> Exercise description: Emit a verbatim copy of the lines below from the line with "Emit a web page" through the line with "const anchoMuestra = 48;", excluding pictures and everything outside that range.

[Saved entries]

--------

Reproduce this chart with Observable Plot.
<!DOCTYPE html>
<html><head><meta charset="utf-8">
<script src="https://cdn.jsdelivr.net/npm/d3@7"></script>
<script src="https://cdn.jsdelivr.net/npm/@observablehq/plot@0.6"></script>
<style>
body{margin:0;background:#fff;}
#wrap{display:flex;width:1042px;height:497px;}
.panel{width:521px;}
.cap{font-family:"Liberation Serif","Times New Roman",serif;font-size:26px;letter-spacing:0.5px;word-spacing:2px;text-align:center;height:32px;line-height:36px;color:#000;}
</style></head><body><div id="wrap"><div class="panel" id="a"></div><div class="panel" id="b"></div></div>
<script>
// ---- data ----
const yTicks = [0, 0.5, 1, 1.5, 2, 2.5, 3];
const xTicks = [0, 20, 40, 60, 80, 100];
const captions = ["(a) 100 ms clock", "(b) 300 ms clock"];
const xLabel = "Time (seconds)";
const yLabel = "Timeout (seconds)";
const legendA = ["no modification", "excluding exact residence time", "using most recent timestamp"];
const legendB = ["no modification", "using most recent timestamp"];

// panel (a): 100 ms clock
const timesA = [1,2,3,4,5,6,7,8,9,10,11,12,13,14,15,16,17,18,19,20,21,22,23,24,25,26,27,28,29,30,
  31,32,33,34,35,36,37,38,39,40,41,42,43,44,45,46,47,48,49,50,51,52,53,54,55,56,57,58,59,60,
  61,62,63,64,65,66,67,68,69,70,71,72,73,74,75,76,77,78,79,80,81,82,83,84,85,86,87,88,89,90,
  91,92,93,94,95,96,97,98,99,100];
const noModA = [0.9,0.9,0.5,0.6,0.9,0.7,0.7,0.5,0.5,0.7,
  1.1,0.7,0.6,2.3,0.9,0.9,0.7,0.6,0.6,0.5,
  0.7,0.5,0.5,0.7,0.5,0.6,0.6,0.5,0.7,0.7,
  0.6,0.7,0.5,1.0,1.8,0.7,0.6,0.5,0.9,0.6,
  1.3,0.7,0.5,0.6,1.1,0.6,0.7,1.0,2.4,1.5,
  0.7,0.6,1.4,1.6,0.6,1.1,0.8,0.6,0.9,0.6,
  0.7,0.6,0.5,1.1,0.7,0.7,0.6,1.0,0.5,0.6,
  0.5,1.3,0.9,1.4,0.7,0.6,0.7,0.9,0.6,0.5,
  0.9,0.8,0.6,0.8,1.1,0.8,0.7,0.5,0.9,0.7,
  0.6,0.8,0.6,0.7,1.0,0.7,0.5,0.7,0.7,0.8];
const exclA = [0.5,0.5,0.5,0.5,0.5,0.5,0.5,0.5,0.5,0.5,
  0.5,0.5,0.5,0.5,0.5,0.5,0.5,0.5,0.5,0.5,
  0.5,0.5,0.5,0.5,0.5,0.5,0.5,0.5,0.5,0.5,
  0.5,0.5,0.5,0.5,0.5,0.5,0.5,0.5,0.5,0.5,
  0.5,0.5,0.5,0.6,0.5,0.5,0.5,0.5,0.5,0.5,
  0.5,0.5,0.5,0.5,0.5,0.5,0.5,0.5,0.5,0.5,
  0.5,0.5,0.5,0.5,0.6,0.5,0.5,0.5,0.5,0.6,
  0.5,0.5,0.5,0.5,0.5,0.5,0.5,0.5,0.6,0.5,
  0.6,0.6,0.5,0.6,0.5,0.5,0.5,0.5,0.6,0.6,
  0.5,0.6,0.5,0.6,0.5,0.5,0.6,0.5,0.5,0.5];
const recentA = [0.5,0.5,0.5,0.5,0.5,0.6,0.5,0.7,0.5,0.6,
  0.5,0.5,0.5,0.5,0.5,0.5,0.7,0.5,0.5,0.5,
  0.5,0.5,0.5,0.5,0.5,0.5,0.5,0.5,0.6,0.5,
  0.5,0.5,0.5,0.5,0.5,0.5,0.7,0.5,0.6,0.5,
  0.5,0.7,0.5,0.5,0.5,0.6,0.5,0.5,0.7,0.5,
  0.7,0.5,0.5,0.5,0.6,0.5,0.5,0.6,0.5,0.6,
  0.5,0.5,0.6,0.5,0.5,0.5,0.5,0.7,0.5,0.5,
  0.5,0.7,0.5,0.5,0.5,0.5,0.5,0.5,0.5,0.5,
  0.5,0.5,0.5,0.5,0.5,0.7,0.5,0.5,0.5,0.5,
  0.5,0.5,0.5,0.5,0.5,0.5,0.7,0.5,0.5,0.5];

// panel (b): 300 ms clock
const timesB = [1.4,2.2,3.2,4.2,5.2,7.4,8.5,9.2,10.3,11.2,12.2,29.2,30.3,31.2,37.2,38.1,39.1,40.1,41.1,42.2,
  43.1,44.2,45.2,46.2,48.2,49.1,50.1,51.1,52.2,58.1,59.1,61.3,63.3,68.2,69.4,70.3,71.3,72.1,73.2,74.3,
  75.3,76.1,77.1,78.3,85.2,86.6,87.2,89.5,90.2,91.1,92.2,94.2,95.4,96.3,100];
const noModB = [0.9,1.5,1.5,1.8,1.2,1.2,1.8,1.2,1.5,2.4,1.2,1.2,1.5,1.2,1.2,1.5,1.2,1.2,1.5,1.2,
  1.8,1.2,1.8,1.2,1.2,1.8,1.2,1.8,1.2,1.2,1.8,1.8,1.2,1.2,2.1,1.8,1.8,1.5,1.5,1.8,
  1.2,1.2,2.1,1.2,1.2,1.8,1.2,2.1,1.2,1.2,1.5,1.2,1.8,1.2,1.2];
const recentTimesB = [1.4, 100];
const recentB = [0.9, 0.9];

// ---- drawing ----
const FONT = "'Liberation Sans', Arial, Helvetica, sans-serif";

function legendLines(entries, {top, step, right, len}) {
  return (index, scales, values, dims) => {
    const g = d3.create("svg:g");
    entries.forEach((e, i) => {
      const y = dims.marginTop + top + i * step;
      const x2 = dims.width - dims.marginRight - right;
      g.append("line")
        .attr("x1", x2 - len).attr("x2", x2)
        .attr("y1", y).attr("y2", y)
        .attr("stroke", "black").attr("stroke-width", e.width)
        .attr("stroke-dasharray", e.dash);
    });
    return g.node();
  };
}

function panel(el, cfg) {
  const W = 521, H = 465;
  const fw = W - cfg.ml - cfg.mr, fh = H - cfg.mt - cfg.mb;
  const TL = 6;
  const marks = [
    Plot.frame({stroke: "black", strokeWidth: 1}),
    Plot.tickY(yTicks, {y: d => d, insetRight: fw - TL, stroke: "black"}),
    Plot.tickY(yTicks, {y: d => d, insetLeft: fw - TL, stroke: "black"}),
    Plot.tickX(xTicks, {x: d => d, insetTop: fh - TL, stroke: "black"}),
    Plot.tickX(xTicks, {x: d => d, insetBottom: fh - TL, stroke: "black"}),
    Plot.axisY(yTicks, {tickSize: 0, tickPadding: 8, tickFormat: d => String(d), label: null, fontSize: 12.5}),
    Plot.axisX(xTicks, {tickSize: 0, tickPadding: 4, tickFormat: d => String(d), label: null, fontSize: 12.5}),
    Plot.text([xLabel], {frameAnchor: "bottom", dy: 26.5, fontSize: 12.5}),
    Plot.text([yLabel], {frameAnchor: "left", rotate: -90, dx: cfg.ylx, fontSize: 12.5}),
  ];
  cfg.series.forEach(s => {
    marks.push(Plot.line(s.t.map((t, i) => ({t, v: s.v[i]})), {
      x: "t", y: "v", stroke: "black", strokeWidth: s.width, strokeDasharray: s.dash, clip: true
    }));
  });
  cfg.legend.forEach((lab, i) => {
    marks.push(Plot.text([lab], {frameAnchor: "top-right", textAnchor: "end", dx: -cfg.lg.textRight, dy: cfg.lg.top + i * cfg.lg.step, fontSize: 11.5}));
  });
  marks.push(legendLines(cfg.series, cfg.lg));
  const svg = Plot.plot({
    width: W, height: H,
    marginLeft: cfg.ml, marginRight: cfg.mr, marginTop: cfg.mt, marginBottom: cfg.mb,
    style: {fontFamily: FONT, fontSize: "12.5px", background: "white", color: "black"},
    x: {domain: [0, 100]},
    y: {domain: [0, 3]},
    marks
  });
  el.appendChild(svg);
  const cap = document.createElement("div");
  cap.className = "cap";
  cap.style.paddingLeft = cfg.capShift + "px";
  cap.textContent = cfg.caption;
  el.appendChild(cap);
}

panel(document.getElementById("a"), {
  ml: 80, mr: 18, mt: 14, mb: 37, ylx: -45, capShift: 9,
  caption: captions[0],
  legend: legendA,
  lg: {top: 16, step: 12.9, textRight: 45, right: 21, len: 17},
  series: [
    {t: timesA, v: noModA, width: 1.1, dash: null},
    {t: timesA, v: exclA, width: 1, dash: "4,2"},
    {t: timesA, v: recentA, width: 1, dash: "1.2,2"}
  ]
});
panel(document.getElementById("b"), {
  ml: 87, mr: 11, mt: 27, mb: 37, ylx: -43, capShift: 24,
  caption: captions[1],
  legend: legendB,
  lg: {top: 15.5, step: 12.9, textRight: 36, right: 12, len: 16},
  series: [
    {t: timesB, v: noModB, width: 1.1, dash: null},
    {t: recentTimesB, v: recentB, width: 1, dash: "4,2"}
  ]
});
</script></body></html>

--------

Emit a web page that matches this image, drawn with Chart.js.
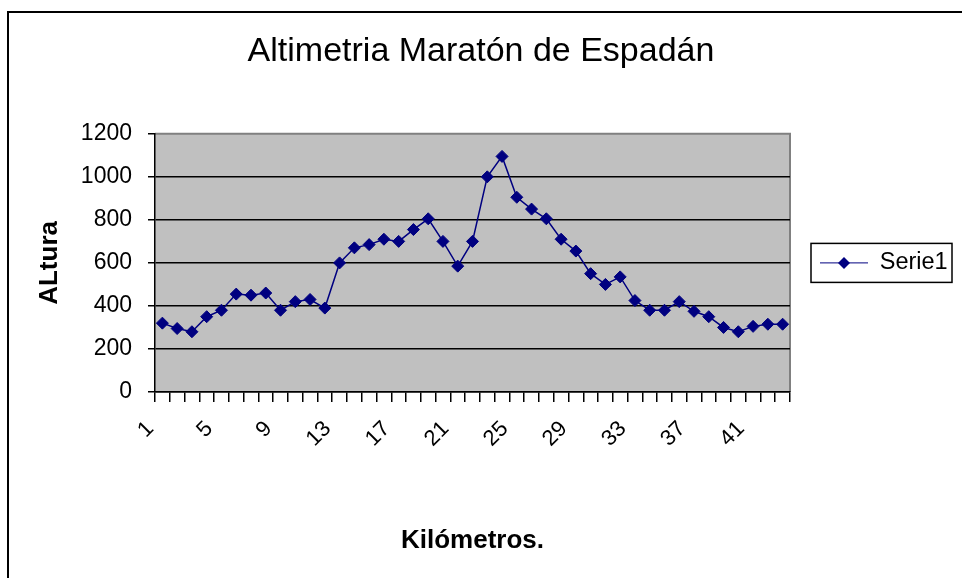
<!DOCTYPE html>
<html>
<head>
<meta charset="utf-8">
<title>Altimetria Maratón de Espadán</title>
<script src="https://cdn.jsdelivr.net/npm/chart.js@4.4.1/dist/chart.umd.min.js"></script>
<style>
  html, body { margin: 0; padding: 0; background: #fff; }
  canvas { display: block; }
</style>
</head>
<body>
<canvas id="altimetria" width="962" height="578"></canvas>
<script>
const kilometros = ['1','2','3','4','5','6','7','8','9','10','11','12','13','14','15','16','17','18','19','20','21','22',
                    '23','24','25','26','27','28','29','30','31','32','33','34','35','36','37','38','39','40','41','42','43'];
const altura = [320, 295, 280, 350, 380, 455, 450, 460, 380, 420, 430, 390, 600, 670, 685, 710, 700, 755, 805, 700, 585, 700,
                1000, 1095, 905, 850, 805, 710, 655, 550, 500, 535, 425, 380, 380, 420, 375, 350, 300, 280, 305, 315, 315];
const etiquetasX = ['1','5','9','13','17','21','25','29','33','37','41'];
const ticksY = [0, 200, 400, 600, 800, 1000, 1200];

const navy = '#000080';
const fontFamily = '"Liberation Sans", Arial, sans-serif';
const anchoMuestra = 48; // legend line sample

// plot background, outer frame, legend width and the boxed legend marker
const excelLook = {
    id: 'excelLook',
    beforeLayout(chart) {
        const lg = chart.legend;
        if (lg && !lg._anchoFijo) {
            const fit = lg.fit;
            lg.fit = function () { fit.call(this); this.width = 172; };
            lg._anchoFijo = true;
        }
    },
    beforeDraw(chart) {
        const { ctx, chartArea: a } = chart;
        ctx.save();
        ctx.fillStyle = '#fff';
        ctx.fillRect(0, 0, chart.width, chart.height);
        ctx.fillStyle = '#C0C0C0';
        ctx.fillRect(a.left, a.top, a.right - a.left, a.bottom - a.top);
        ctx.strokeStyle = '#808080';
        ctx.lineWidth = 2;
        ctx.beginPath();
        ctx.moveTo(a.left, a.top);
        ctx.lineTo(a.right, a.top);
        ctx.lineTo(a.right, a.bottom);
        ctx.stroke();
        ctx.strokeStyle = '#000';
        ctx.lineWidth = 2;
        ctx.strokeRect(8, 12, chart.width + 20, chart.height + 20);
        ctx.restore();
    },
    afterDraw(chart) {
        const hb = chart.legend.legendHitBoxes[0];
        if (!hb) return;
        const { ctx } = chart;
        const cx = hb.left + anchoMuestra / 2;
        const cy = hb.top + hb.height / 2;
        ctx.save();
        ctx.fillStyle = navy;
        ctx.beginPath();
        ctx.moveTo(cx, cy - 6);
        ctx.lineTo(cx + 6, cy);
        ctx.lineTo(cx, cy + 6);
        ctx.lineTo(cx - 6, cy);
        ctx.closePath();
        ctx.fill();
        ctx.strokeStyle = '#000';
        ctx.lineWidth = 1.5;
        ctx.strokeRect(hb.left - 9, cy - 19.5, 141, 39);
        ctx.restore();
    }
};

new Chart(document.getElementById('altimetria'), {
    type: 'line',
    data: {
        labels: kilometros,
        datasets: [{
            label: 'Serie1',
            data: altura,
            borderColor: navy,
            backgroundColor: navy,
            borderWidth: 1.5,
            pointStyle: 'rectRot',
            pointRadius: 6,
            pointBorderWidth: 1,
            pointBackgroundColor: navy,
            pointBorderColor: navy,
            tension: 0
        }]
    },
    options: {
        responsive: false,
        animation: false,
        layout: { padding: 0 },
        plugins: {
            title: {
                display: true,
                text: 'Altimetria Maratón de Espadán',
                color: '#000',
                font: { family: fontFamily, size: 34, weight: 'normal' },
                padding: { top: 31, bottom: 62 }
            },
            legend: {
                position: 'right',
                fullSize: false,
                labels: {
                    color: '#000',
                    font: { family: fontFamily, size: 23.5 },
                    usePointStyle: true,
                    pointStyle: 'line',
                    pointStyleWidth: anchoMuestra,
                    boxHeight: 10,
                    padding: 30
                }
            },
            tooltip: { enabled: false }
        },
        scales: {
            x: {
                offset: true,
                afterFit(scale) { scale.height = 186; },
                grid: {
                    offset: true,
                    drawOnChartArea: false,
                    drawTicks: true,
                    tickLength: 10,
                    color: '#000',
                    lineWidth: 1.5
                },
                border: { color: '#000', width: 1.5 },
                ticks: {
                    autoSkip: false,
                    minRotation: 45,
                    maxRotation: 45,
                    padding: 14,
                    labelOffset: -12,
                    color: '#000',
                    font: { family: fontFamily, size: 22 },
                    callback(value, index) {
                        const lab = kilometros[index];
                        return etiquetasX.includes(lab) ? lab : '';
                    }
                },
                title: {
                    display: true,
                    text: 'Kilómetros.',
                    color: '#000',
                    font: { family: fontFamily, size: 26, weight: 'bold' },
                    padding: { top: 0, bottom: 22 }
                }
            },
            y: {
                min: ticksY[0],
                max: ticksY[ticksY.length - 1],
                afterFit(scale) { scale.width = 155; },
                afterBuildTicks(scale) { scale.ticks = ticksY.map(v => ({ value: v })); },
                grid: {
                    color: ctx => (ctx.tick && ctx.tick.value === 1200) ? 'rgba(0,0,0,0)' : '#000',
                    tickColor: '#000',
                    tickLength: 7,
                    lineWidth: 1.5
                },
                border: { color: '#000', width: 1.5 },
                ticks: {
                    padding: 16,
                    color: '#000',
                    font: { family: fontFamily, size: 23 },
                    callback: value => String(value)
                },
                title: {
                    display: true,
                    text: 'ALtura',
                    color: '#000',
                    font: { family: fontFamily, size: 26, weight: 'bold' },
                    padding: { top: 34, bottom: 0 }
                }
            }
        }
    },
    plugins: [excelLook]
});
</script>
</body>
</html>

--------

> Written response:
Emit a web page that matches this image, drawn with Chart.js.
<!DOCTYPE html>
<html>
<head>
<meta charset="utf-8">
<title>Altimetria Maratón de Espadán</title>
<script src="https://cdn.jsdelivr.net/npm/chart.js@4.4.1/dist/chart.umd.min.js"></script>
<style>
  html, body { margin: 0; padding: 0; background: #fff; }
  canvas { display: block; }
</style>
</head>
<body>
<canvas id="altimetria" width="962" height="578"></canvas>
<script>
const kilometros = ['1','2','3','4','5','6','7','8','9','10','11','12','13','14','15','16','17','18','19','20','21','22',
                    '23','24','25','26','27','28','29','30','31','32','33','34','35','36','37','38','39','40','41','42','43'];
const altura = [320, 295, 280, 350, 380, 455, 450, 460, 380, 420, 430, 390, 600, 670, 685, 710, 700, 755, 805, 700, 585, 700,
                1000, 1095, 905, 850, 805, 710, 655, 550, 500, 535, 425, 380, 380, 420, 375, 350, 300, 280, 305, 315, 315];
const etiquetasX = ['1','5','9','13','17','21','25','29','33','37','41'];
const ticksY = [0, 200, 400, 600, 800, 1000, 1200];

const navy = '#000080';
const fontFamily = '"Liberation Sans", Arial, sans-serif';
const anchoMuestra = 48; // legend line sample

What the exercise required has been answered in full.